--- start of Provided data ---

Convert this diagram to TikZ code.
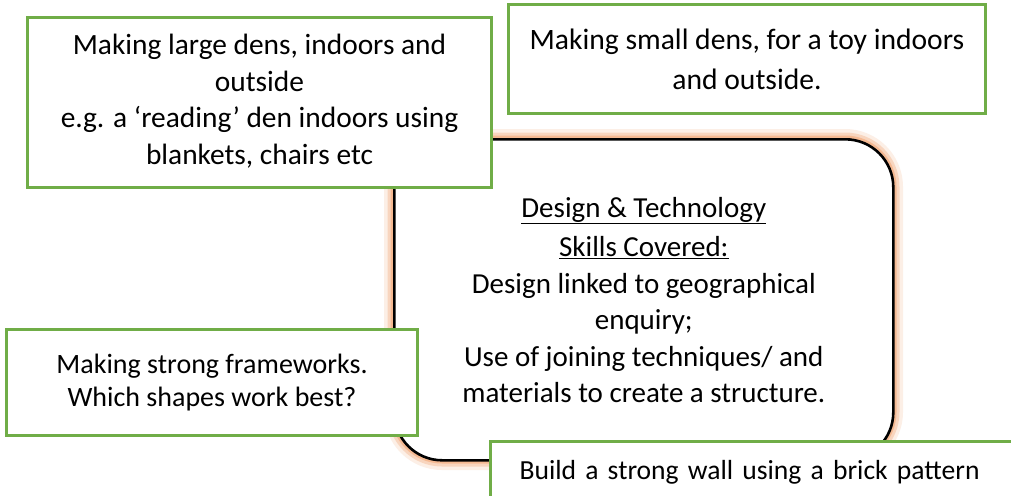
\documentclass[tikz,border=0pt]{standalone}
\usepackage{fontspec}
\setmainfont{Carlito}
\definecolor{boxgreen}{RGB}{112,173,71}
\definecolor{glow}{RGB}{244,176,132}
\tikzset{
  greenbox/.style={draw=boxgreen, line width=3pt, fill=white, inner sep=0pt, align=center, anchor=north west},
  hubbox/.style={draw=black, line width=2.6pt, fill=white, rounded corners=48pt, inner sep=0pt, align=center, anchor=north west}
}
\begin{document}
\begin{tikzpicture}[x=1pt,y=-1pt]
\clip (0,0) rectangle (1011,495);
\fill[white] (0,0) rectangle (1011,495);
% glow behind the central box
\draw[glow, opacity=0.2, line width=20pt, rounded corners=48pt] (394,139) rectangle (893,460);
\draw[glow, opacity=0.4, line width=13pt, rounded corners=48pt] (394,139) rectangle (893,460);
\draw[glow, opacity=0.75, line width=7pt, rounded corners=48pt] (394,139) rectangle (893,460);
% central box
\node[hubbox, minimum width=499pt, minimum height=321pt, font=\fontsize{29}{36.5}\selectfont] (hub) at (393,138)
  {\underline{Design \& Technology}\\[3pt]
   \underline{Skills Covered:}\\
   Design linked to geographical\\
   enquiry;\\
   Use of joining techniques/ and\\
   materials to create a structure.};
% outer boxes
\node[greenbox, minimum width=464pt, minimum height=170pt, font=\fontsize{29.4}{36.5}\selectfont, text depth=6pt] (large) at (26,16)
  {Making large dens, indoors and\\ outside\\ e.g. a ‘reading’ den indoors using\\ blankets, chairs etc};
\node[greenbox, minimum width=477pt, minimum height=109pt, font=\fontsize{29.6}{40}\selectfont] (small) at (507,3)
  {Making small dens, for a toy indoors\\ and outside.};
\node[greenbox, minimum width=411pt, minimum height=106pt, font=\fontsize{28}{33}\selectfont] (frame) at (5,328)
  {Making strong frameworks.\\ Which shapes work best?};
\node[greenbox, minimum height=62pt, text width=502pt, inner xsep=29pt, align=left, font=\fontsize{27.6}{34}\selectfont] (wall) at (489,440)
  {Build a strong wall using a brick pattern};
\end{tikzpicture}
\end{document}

--- end of Provided data ---

> **Work to do**:
Transcribe the material as is, with images omitted.

> **Answer to this problem**:
Convert this diagram to TikZ code.
\documentclass[tikz,border=0pt]{standalone}
\usepackage{fontspec}
\setmainfont{Carlito}
\definecolor{boxgreen}{RGB}{112,173,71}
\definecolor{glow}{RGB}{244,176,132}
\tikzset{
  greenbox/.style={draw=boxgreen, line width=3pt, fill=white, inner sep=0pt, align=center, anchor=north west},
  hubbox/.style={draw=black, line width=2.6pt, fill=white, rounded corners=48pt, inner sep=0pt, align=center, anchor=north west}
}
\begin{document}
\begin{tikzpicture}[x=1pt,y=-1pt]
\clip (0,0) rectangle (1011,495);
\fill[white] (0,0) rectangle (1011,495);
% glow behind the central box
\draw[glow, opacity=0.2, line width=20pt, rounded corners=48pt] (394,139) rectangle (893,460);
\draw[glow, opacity=0.4, line width=13pt, rounded corners=48pt] (394,139) rectangle (893,460);
\draw[glow, opacity=0.75, line width=7pt, rounded corners=48pt] (394,139) rectangle (893,460);
% central box
\node[hubbox, minimum width=499pt, minimum height=321pt, font=\fontsize{29}{36.5}\selectfont] (hub) at (393,138)
  {\underline{Design \& Technology}\\[3pt]
   \underline{Skills Covered:}\\
   Design linked to geographical\\
   enquiry;\\
   Use of joining techniques/ and\\
   materials to create a structure.};
% outer boxes
\node[greenbox, minimum width=464pt, minimum height=170pt, font=\fontsize{29.4}{36.5}\selectfont, text depth=6pt] (large) at (26,16)
  {Making large dens, indoors and\\ outside\\ e.g. a ‘reading’ den indoors using\\ blankets, chairs etc};
\node[greenbox, minimum width=477pt, minimum height=109pt, font=\fontsize{29.6}{40}\selectfont] (small) at (507,3)
  {Making small dens, for a toy indoors\\ and outside.};
\node[greenbox, minimum width=411pt, minimum height=106pt, font=\fontsize{28}{33}\selectfont] (frame) at (5,328)
  {Making strong frameworks.\\ Which shapes work best?};
\node[greenbox, minimum height=62pt, text width=502pt, inner xsep=29pt, align=left, font=\fontsize{27.6}{34}\selectfont] (wall) at (489,440)
  {Build a strong wall using a brick pattern};
\end{tikzpicture}
\end{document}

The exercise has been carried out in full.